(This is a post I wrote about two years ago. And, in light of my 32nd birthday next month and the rapidly approaching “Father of four” title, I thought it would be appropriate to revisit. Enjoy!)
I dreamed a dream called youth… and then awoke to find a gray hair.
I saw a guy on Dr. Phil yesterday… yes that’s right, Dr. Phil. Don’t judge, I’ll explain. My parents are in town and they were watching it, at least that’s what I’ll tell people. Anyway, I saw a guy on Dr. Phil who was recently found buck naked and passed out in the bushes at a Burger King somewhere in Ohio (just try and imagine something more embarrassing than that, it will make your brain hurt). As if that wasn’t bad enough, he had no identification on him and has absolutely no memories of his previous life at all. He apparently has some type of amnesia.
He was talking about the first time he saw himself in the mirror and he said “I look old. I don’t feel like I’m supposed to be this old. I don’t remember being old.” And while I do still remember who I am, and have yet to take a nap in the landscaping of a shady fast food establishment, I identified with him. Sometimes I look at myself and realize that I have in fact become a grown-up. Erin keeps telling me that I have gray hairs.

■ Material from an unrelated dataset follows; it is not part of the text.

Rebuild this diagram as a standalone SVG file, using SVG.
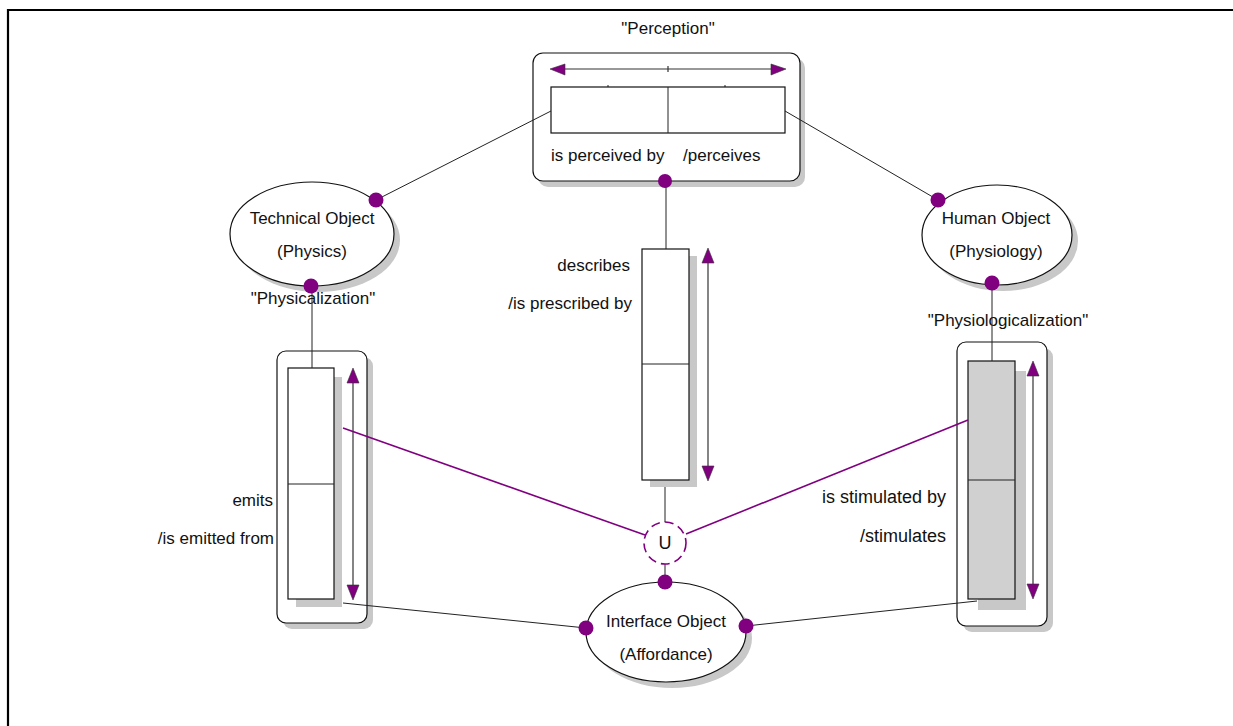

I have yet to acknowledge their presence, but something tells me I will eventually have to accept them or grow a beard and join those guys on the “Just For Men” hair coloring commercials.
Don’t get me wrong. I’m not disappointed with my life. It has been a journey that I would not trade for the world. But, things are always moving so fast that it is rare that you get a moment to think about the big picture of your life. I am 29, just one year from the ever so crucial turning point of 30. I realize that 30 isn’t really old, but it does mean that your life has begun to settle into a direction and also that other possible directions have now been left behind. For instance, I should probably put my childhood dreams of the NBA behind me. And I probably won’t be an astronaut (turns out that you need to know a lot of math and science to do that). Seriously, it’s not that I was holding out hope for any of these career paths. But, I guess the bigger point is that you spend so much of your life preparing for who you are going to be when you grow up and when you get there you still feel like your preparing for something else. I guess I just figured that there would be a clear ending to the preparation phase and a beginning to the arrival phase. But it turns out you just keep living one day after another, one step at a time, until one morning you wake up and discover a gray hair. All of the sudden, kids begin calling you sir and all of your conversations seem to revolve around the economy and back pain. And you don’t even know when it happened. You just kind of merged into adulthood. I mean, seriously, I have a family. A wife, a son and a daughter on the way. An actual real family. Am I old enough to have a family like that? Sometimes I still feel like I’ll wake up and it will have all been a dream and other times it feels like all of the stuff before this was a dream.
I feel the same way. I see the wrinkles on my forehead that are not just there when I make an expression. They live there. Can that be right? Can I be turning 32? I remember when MY MOM turned 32. This can’t possibly be happening to me. And, I don’t even have kids yet. I keep thinking that will be the point that I “merge.” But, you give me doubts about even that.
Has anyone told you you write like Francis Chan? I’m reading “Crazy Love” right now, and his ability to point-blank call out our lazy patterns of life, yet not seem hostile – reminds me of this blog.
Thanks for the compliment, Dana. Chan is an amazing writer and speaker. I would love be, just half, as compelling as he is.
Seriously!! We have 4 kids… and we’re buying a minivan!!! I’m not disappointed, either, but it does seem like it happened overnight!